→ Written request: Count the lines containing "code". Give the number alone.

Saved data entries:
****

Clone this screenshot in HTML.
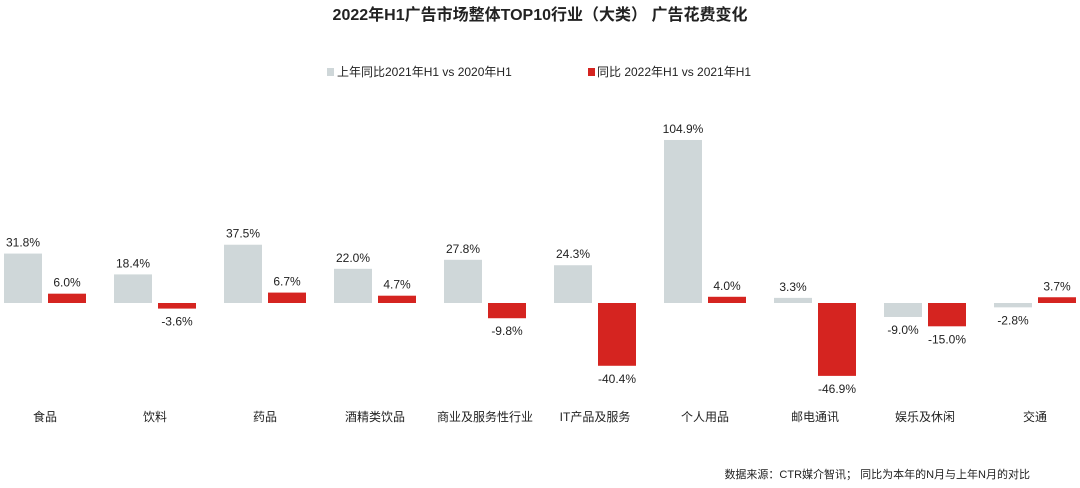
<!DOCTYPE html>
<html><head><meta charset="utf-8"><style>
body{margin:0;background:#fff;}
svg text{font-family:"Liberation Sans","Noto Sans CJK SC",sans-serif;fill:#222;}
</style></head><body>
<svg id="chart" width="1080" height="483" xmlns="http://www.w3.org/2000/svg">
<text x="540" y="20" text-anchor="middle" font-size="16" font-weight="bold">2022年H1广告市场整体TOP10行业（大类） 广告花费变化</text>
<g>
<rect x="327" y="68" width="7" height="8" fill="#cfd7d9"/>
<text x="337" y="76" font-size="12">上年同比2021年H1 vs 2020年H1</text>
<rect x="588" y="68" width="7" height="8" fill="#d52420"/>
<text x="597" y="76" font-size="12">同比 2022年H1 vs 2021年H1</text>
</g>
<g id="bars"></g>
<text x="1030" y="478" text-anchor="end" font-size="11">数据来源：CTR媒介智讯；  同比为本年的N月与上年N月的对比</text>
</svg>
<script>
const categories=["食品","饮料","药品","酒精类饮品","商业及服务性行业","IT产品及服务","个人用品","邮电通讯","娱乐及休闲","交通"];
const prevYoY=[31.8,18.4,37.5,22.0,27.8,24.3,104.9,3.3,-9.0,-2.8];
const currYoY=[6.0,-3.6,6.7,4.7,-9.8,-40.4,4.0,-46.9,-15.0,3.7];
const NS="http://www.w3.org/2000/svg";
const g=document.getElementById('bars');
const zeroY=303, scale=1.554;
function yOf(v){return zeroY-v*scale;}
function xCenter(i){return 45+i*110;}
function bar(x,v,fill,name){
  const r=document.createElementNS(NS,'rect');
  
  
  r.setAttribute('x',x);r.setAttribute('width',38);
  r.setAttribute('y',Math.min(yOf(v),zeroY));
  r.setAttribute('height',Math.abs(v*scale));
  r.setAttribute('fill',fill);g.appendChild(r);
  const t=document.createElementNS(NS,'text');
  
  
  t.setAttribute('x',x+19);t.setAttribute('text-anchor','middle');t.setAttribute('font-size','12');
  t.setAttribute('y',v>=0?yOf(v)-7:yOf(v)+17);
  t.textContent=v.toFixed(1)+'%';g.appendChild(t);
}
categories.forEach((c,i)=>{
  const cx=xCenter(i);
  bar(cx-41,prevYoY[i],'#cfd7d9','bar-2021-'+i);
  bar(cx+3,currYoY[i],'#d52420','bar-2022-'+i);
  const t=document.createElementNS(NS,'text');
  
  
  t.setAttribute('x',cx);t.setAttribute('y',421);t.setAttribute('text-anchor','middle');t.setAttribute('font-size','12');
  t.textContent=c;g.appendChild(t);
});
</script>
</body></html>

****

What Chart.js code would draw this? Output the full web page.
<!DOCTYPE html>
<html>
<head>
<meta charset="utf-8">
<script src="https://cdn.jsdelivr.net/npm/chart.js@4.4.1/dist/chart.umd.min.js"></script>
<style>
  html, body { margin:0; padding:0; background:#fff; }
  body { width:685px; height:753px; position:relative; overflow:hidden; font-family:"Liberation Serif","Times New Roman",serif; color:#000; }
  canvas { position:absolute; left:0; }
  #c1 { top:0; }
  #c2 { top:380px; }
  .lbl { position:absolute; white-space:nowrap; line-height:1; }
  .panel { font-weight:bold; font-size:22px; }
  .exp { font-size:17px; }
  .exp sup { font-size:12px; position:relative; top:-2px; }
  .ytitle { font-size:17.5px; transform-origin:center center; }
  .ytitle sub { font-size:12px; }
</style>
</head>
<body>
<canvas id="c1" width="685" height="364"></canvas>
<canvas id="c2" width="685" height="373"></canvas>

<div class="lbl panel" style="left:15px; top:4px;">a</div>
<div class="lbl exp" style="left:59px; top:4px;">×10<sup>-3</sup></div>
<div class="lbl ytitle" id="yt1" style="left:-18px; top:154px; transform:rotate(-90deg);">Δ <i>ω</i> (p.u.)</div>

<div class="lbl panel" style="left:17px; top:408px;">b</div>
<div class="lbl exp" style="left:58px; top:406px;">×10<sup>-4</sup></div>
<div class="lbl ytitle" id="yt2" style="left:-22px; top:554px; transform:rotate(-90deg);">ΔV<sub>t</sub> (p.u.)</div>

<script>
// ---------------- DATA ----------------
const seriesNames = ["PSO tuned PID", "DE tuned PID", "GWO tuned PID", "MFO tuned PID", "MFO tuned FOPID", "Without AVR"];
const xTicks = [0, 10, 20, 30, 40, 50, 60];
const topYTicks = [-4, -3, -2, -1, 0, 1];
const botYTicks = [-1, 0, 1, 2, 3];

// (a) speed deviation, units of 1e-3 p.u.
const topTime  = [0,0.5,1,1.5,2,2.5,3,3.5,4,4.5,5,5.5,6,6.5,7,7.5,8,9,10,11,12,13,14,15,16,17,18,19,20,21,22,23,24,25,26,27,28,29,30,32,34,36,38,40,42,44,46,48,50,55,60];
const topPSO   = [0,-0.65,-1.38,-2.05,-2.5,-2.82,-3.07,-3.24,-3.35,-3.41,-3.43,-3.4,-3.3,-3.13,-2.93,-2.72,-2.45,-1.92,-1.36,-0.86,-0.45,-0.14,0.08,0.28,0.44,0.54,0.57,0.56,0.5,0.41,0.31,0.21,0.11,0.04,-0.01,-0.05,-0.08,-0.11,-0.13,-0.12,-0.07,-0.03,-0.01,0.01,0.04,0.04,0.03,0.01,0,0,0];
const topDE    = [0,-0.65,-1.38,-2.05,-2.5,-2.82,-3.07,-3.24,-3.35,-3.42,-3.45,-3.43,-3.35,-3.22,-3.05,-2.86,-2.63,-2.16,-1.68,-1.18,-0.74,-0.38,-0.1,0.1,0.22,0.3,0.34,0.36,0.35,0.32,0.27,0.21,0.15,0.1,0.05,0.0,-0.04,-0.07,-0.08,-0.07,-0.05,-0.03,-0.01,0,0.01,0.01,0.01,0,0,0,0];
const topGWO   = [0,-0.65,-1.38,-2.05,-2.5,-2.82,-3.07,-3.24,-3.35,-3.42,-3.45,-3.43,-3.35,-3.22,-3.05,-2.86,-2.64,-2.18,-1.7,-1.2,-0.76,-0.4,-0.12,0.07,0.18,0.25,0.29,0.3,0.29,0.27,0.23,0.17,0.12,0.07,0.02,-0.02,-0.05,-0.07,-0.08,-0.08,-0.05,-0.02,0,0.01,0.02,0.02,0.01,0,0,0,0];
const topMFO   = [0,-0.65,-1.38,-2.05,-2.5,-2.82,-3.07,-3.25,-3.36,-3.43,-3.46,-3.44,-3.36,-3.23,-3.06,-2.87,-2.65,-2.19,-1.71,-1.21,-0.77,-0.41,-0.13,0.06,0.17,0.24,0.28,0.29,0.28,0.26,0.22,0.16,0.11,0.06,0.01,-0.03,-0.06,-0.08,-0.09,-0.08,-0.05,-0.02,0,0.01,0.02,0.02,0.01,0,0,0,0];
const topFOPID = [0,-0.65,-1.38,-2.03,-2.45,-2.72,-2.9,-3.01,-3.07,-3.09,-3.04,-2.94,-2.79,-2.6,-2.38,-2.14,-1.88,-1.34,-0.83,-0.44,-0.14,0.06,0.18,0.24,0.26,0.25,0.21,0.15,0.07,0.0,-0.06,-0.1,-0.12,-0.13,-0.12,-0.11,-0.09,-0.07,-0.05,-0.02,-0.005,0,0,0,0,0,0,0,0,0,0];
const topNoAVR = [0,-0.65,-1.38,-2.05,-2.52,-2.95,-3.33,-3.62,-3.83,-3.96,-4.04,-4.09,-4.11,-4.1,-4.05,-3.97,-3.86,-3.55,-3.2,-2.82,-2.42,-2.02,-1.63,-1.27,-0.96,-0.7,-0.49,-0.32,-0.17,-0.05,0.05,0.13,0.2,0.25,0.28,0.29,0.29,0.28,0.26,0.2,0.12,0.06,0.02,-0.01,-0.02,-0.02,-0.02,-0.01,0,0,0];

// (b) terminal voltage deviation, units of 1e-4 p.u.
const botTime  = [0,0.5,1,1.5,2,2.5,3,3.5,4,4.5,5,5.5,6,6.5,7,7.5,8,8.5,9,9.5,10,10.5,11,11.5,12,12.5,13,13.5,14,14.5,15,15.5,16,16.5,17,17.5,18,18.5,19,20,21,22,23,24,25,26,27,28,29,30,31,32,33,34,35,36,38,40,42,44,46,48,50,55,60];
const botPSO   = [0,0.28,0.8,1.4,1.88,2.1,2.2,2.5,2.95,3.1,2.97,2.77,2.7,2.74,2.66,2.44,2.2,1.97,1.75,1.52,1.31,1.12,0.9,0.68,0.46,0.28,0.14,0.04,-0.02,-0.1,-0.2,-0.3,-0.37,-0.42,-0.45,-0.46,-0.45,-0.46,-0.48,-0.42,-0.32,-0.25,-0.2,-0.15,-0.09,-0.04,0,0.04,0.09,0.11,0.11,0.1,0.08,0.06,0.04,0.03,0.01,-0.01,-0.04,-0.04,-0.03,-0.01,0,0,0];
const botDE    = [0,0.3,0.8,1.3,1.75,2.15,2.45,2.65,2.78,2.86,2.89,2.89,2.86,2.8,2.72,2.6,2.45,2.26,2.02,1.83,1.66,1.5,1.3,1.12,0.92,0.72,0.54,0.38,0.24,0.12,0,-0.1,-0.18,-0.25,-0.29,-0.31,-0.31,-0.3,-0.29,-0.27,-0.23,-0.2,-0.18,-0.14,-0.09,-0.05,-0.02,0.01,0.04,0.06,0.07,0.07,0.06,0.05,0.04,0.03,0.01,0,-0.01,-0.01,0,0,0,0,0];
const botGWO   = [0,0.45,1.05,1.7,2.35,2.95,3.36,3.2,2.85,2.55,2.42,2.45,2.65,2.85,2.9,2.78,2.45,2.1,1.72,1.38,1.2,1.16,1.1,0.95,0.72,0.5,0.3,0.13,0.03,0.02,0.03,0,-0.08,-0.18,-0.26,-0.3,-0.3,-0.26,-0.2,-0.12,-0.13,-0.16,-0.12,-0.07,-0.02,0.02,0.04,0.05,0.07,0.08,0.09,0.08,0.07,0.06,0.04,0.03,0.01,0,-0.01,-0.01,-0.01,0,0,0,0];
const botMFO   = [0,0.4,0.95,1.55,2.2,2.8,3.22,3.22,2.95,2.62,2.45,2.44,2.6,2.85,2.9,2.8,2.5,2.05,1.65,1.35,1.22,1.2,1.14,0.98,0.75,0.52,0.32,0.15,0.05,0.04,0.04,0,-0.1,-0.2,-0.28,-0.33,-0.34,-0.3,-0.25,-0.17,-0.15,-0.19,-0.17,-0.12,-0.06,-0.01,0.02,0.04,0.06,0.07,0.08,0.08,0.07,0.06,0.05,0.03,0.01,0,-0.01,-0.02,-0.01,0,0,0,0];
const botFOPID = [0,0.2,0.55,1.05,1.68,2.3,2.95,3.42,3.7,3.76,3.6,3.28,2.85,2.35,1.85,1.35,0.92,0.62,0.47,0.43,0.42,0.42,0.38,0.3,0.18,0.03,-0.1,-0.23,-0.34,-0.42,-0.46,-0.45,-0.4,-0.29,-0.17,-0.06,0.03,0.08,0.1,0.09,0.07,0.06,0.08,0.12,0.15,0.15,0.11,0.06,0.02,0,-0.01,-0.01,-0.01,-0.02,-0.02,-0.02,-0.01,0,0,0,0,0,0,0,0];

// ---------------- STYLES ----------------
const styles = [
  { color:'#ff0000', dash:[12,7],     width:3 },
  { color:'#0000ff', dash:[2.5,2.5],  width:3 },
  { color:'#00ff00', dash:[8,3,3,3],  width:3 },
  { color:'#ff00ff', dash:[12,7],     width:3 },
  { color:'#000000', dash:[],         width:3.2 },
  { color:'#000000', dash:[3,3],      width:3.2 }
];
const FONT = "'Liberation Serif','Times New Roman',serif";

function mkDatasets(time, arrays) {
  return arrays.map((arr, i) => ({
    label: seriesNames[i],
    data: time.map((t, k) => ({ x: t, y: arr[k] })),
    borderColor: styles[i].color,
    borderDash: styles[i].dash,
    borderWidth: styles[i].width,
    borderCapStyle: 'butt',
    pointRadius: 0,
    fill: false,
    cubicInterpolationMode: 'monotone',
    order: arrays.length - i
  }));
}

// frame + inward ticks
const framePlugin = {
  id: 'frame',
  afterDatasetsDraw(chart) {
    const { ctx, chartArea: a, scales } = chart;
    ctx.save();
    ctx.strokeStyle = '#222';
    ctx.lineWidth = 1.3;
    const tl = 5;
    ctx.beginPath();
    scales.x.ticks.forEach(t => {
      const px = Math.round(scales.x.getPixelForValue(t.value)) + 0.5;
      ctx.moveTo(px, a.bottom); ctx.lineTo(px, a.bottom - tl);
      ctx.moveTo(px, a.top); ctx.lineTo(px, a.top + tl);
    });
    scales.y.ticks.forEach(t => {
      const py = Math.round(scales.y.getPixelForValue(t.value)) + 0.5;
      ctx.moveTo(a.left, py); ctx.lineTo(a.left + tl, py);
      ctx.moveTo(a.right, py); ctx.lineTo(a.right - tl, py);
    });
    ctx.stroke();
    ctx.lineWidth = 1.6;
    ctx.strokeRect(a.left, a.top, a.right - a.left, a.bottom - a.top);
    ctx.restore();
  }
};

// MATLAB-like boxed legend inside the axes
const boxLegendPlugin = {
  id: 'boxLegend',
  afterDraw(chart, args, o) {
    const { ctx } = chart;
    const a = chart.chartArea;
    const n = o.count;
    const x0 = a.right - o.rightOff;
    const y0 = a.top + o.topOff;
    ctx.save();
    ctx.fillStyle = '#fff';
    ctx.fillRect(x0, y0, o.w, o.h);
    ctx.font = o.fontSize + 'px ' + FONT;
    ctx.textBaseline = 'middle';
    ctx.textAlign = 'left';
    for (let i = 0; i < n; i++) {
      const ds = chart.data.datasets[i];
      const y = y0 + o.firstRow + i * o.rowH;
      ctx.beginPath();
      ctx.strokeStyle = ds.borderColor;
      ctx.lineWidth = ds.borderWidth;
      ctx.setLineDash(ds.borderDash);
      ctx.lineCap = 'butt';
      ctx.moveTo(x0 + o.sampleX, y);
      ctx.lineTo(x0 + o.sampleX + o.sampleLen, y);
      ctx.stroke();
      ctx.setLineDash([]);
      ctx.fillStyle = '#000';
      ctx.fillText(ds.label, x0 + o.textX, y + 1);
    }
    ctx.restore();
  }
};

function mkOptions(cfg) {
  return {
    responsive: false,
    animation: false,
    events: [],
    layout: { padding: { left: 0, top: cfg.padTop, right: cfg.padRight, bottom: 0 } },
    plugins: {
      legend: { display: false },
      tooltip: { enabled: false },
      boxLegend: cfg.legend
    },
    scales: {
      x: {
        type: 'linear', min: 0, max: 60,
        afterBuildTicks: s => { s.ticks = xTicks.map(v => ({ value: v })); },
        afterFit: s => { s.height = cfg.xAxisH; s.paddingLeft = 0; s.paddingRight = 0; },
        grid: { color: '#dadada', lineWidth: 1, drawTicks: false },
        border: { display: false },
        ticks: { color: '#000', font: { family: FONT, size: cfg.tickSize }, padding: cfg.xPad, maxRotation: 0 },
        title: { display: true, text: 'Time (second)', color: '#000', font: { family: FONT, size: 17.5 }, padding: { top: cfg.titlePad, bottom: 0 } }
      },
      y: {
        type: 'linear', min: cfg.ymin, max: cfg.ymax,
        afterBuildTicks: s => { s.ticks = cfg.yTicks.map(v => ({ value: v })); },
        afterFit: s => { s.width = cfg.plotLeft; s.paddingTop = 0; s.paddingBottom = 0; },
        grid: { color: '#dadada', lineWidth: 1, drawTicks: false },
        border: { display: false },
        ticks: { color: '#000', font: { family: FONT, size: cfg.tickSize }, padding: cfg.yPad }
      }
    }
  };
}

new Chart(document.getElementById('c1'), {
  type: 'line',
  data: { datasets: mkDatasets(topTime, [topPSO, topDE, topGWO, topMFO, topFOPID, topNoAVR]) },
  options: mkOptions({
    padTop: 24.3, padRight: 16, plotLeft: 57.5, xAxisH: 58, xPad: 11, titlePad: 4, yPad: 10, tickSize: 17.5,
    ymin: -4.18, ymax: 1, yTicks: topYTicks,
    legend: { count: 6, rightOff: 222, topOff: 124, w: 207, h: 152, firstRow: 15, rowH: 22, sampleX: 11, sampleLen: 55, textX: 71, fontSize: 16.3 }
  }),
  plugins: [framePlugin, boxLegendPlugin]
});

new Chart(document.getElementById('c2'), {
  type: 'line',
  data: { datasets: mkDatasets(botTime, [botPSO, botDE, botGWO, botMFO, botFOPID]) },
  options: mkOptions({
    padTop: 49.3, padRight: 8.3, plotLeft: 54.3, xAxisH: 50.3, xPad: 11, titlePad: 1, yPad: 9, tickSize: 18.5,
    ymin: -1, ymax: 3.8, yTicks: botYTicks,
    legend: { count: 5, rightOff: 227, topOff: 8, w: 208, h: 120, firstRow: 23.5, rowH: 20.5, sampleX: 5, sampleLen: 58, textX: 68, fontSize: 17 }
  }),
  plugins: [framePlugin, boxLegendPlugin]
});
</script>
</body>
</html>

****

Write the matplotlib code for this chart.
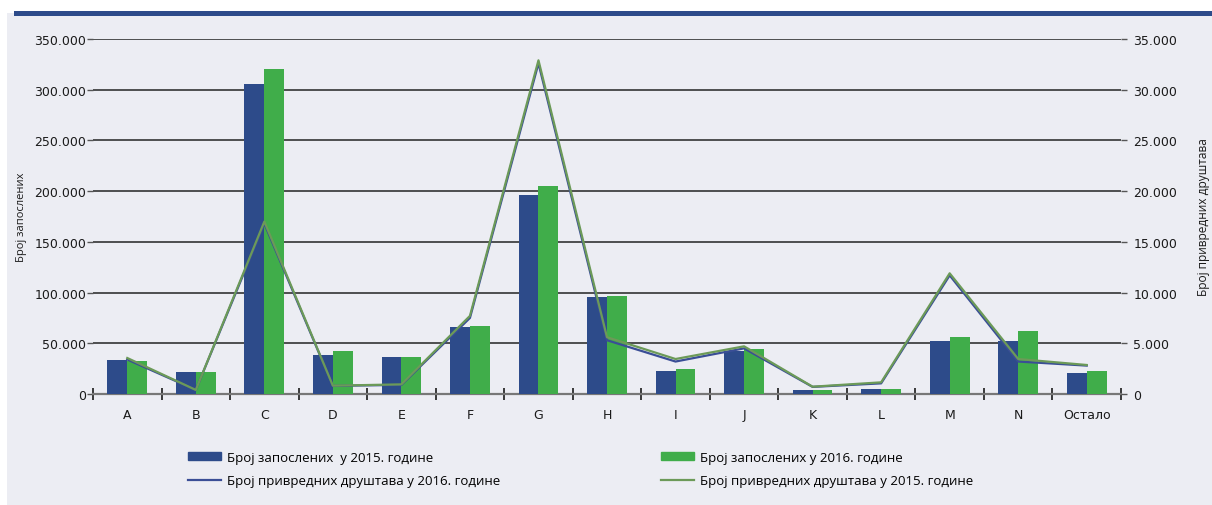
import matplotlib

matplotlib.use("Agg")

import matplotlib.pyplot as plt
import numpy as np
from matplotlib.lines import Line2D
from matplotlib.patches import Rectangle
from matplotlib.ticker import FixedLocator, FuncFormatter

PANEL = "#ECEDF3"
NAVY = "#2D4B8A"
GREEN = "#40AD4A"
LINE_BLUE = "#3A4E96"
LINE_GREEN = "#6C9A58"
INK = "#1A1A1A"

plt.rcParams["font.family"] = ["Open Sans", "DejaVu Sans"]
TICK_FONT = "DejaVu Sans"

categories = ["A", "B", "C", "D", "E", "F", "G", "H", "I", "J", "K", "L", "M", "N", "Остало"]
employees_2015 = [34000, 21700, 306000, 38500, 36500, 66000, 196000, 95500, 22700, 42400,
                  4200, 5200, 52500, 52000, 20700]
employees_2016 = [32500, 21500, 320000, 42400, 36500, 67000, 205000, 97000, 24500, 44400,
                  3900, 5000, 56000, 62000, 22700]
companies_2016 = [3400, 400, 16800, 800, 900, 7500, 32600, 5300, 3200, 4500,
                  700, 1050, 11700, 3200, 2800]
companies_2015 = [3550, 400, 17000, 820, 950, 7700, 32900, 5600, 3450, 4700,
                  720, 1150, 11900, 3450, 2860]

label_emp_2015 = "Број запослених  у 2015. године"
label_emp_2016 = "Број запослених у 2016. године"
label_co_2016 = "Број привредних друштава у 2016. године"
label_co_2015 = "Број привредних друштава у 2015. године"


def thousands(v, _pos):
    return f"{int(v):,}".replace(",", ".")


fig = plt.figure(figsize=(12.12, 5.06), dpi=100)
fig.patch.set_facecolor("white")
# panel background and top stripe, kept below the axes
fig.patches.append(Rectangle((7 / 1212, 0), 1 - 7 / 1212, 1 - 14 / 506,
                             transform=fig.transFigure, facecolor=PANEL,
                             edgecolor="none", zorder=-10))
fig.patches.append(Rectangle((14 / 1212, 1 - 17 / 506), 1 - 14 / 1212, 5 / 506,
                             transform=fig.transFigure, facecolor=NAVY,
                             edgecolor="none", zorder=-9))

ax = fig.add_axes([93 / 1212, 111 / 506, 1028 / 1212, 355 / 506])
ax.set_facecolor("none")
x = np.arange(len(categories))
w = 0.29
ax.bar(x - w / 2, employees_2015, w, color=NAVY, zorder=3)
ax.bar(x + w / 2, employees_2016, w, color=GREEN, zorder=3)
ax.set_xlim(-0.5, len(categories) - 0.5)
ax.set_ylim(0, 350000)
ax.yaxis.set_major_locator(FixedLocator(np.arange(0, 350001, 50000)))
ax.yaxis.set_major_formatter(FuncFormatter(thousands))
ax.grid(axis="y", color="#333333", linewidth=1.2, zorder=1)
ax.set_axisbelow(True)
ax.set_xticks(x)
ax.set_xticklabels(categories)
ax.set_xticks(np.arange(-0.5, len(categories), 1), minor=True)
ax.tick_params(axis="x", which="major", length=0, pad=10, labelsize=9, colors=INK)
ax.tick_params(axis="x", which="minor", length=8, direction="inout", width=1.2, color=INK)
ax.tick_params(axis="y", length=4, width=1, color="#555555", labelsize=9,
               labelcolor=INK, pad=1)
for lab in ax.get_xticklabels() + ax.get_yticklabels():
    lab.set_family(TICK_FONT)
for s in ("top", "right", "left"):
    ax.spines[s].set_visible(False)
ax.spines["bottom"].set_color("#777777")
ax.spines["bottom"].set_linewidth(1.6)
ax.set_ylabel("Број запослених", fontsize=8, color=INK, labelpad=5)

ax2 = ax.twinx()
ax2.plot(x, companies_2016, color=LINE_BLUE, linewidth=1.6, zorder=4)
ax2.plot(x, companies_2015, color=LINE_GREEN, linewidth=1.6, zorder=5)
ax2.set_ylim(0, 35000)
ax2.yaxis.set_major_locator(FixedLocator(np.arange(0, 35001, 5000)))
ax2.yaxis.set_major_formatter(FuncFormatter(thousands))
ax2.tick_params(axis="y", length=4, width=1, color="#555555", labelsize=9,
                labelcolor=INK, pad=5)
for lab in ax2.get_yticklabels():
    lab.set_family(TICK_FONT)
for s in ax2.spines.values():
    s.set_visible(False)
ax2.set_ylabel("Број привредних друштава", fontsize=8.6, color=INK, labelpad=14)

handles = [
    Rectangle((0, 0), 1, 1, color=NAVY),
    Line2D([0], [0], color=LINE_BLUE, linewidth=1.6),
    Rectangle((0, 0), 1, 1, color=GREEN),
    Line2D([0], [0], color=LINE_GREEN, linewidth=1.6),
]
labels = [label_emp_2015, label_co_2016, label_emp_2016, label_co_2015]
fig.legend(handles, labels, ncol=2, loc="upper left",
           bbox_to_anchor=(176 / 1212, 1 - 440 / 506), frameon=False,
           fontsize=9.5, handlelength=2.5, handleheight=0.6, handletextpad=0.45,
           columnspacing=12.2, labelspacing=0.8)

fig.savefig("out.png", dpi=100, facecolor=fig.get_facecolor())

****

→ Solution: 2